Bioinformatic knowledge

We will formalise bioinformatic relevant to the yeast diauxic shift. This knowledge will be taken from published models, bioinformatic databases, and from the literature. The subject area is a well-studied one, and there is a substantial amount of background knowledge for formalisation - this is important as it enables the AdaLab framework to be fully utilised. A major problem with almost all bioinformatic databases is that they include no explicit concept of uncertainty. All facts have the same probability (1.0) no matter whether they are well established (e.g. stated in hundreds of papers), or not (e.g. contradicted in multiple papers). This presents a general problem for the principled utilisation of probabilistic inference in biology. We will use SRL as a unifying formalism to express scientific knowledge and probabilities. To assign a priori probabilities to facts related to our bioinformatic application area we will use facts from bioinformatic databases, e.g. SGD, nano-publications (nanopub.org), generic techniques such as use of maximum entropy, and where appropriate expert opinion will be sought. It is certain that human biologists implicitly use such probabilities when they reason, and making them explicit in a domain will be of great benefit in itself. The probabilities will be used for further automated inference and experimentation, and the addition of more and more experimental evidence, and probabilistic inference will constrain these probabilities to reasonable and consistent numbers.

Robot Scientists and automated scientific discovery

We will extend the capabilities of Robot Scientists, and to enable their better integration with human scientists – the AdaLab framework. At a high level the AdaLab framework will keep track of the current state of the research using the OUK logical framework, suggest what research goals are most interesting, formulate hypotheses towards the most important goals, design experiments to test these hypotheses, and perform suitable statistical analysis. The AdaLab framework will unite the super-human abilities of computers/robots (high inference speed, perfect recall, accuracy of movement) with the creativity and intellectual flexibility of human scientists. To achieve this we will:

Integrate Eve with the developed knowledge representation. Currently our Robot Scientists Eve uses ad hoc relational databases and files to access bioinformatics facts - taken from external bioinformatics databases and the scientific literature. This situation is unsatisfactory and not scalable. We will develop a general scalable solution based on ontologies and use of LOD (Linked Open Data) repositories. This will enable large amounts of heterogeneous scientific data to be integrated and used for reasoning by Robot Scientists.
Integrate Eve with the developed ML and inference methods. Adam used special purpose bioinformatics software and propositional ML to generate hypotheses. The extension to using SRL will enable richer and more general hypotheses to be generated.
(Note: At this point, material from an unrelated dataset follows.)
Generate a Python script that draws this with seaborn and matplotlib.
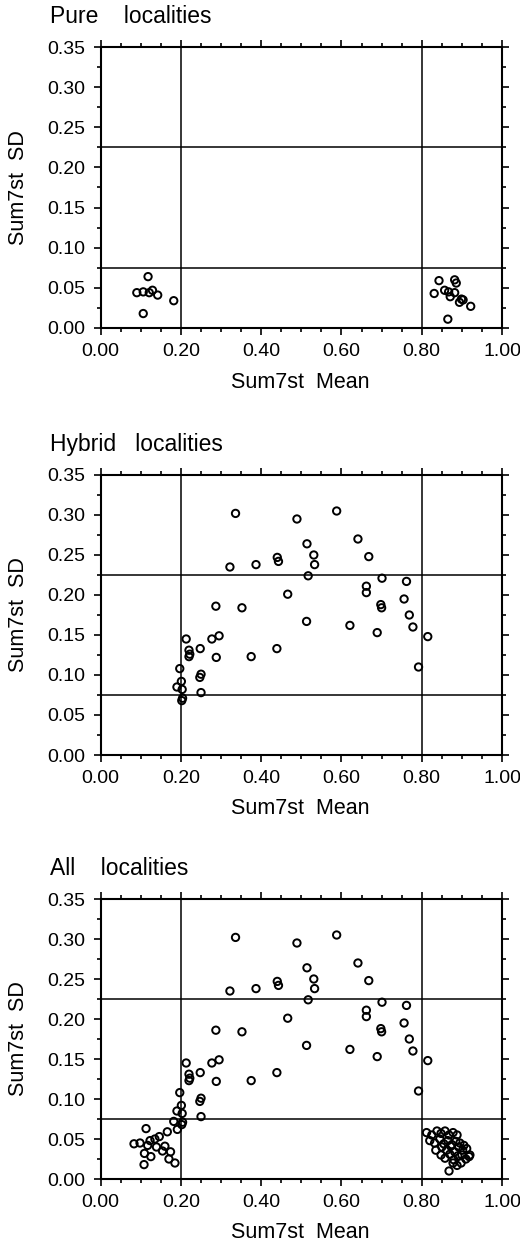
import numpy as np
import pandas as pd
import matplotlib
matplotlib.use("Agg")
import matplotlib.pyplot as plt
from matplotlib.ticker import MultipleLocator, FormatStrFormatter
import seaborn as sns

# ---------------- data ----------------
pure_x = [0.118, 0.090, 0.106, 0.121, 0.129, 0.142, 0.182, 0.106,
          0.843, 0.831, 0.857, 0.867, 0.882, 0.886, 0.882, 0.871, 0.899,
          0.903, 0.894, 0.922, 0.865]
pure_y = [0.064, 0.044, 0.045, 0.044, 0.047, 0.041, 0.034, 0.018,
          0.059, 0.043, 0.047, 0.045, 0.060, 0.056, 0.044, 0.039, 0.036,
          0.035, 0.032, 0.027, 0.011]

hybrid_x = [0.336, 0.489, 0.588, 0.641, 0.514, 0.531, 0.668, 0.440, 0.443,
            0.387, 0.322, 0.533, 0.517, 0.701, 0.762, 0.662, 0.662, 0.466,
            0.756, 0.287, 0.352, 0.698, 0.700, 0.769, 0.513, 0.621, 0.778,
            0.689, 0.815, 0.792, 0.375, 0.439, 0.295, 0.277, 0.213, 0.288,
            0.220, 0.222, 0.220, 0.248, 0.250, 0.247, 0.250, 0.197, 0.190,
            0.201, 0.203, 0.204, 0.202]
hybrid_y = [0.302, 0.295, 0.305, 0.270, 0.264, 0.250, 0.248, 0.247, 0.242,
            0.238, 0.235, 0.238, 0.224, 0.221, 0.217, 0.211, 0.203, 0.201,
            0.195, 0.186, 0.184, 0.188, 0.184, 0.175, 0.167, 0.162, 0.160,
            0.153, 0.148, 0.110, 0.123, 0.133, 0.149, 0.145, 0.145, 0.122,
            0.131, 0.126, 0.123, 0.133, 0.101, 0.097, 0.078, 0.108, 0.085,
            0.092, 0.082, 0.071, 0.068]

# pure samples shown in the "All localities" panel
allpure_x = [0.182, 0.191, 0.113, 0.166, 0.146, 0.123, 0.098, 0.083, 0.117,
             0.139, 0.160, 0.174, 0.154, 0.109, 0.125, 0.108, 0.185, 0.170,
             0.135,
             0.812, 0.825, 0.838, 0.848, 0.858, 0.868, 0.878, 0.888, 0.820,
             0.832, 0.845, 0.855, 0.865, 0.875, 0.885, 0.895, 0.835, 0.850,
             0.862, 0.872, 0.882, 0.892, 0.902, 0.912, 0.920, 0.858, 0.870,
             0.880, 0.890, 0.900, 0.910, 0.918, 0.868, 0.878, 0.888, 0.848,
             0.898, 0.905]
allpure_y = [0.072, 0.062, 0.063, 0.059, 0.053, 0.048, 0.045, 0.044, 0.042,
             0.040, 0.041, 0.034, 0.035, 0.032, 0.028, 0.018, 0.020, 0.025,
             0.050,
             0.058, 0.055, 0.060, 0.057, 0.060, 0.055, 0.058, 0.055, 0.048,
             0.045, 0.050, 0.044, 0.048, 0.043, 0.047, 0.045, 0.036, 0.040,
             0.036, 0.041, 0.034, 0.040, 0.036, 0.038, 0.030, 0.026, 0.031,
             0.024, 0.029, 0.030, 0.025, 0.028, 0.010, 0.020, 0.017, 0.030,
             0.020, 0.042]

titles = ["Pure    localities", "Hybrid   localities", "All    localities"]
xlabel = "Sum7st  Mean"
ylabel = "Sum7st  SD"
vlines = [0.2, 0.8]
hlines = [0.075, 0.225]

# ---------------- figure ----------------
sns.set_theme(style="white")
plt.rcParams["font.family"] = ["Liberation Sans", "DejaVu Sans"]

W, H = 520, 1251
fig = plt.figure(figsize=(W / 100, H / 100), dpi=100)

left, right = 100.7, 502
panels = [(47, 328), (475, 755), (899, 1179)]

data = [
    pd.DataFrame({"x": pure_x, "y": pure_y}),
    pd.DataFrame({"x": hybrid_x, "y": hybrid_y}),
    pd.DataFrame({"x": hybrid_x + allpure_x, "y": hybrid_y + allpure_y}),
]

for (top, bot), df, title in zip(panels, data, titles):
    ax = fig.add_axes([left / W, 1 - bot / H, (right - left) / W, (bot - top) / H])
    for v in vlines:
        ax.axvline(v, color="black", lw=1.1, zorder=1)
    for h in hlines:
        ax.axhline(h, color="black", lw=1.1, zorder=1)
    sns.scatterplot(data=df, x="x", y="y", ax=ax, marker="o", s=28,
                    facecolors="none", edgecolor="black", linewidth=1.4,
                    zorder=3, legend=False)
    ax.set_xlim(0, 1)
    ax.set_ylim(0, 0.35)
    ax.xaxis.set_major_locator(MultipleLocator(0.2))
    ax.xaxis.set_minor_locator(MultipleLocator(0.05))
    ax.yaxis.set_major_locator(MultipleLocator(0.05))
    ax.yaxis.set_minor_locator(MultipleLocator(0.025))
    ax.xaxis.set_major_formatter(FormatStrFormatter("%.2f"))
    ax.yaxis.set_major_formatter(FormatStrFormatter("%.2f"))
    ax.tick_params(which="both", direction="out", top=True, right=True,
                   bottom=True, left=True, color="black", width=1.2)
    ax.tick_params(which="major", length=5, labelsize=14, labelcolor="black")
    ax.tick_params(which="minor", length=3)
    ax.tick_params(axis="y", which="major", pad=6)
    ax.tick_params(axis="x", which="major", pad=6)
    for sp in ax.spines.values():
        sp.set_color("black")
        sp.set_linewidth(1.5)
    ax.set_xlabel(xlabel, fontsize=15.5, color="black")
    ax.set_ylabel(ylabel, fontsize=15.5, color="black")
    ax.xaxis.set_label_coords(0.497, -0.155)
    ax.yaxis.set_label_coords(-0.178, 0.5)
    fig.text(50 / W, 1 - (top - 24) / H, title, fontsize=16.5, ha="left",
             va="baseline", color="black")

fig.savefig("out.png", dpi=100, facecolor="white")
The newly developed SRL hypothesis generation methods and active learning will enable Eve to more economically form and test hypotheses using principled methods.
Evaluate AdaLab by application to the S. cerevisiae diauxic shift. To evaluate the utility of the proposed AdaLab framework we will demonstrate it working using Eve and human experts in yeast biology, with application to the yeast diauxic shift. We predict that by the end of the project AdaLab will be able to outperform human scientists by more than 20% in this limited but important scientific area, providing an objective evaluation of success. Furthermore, publishable results on the yeast diauxic shift will be an objective evidence for the success of the project.
Investigation of the Warburg effect in cancer, and of calorie restriction in ageing using yeast as a model system. We will use yeast diauxic shift to investigate the Warburg effect. A deeper understanding of the mechanisms responsible for the diauxic shift in yeast may suggest new opportunities for therapeutic intervention in cancer, and aging.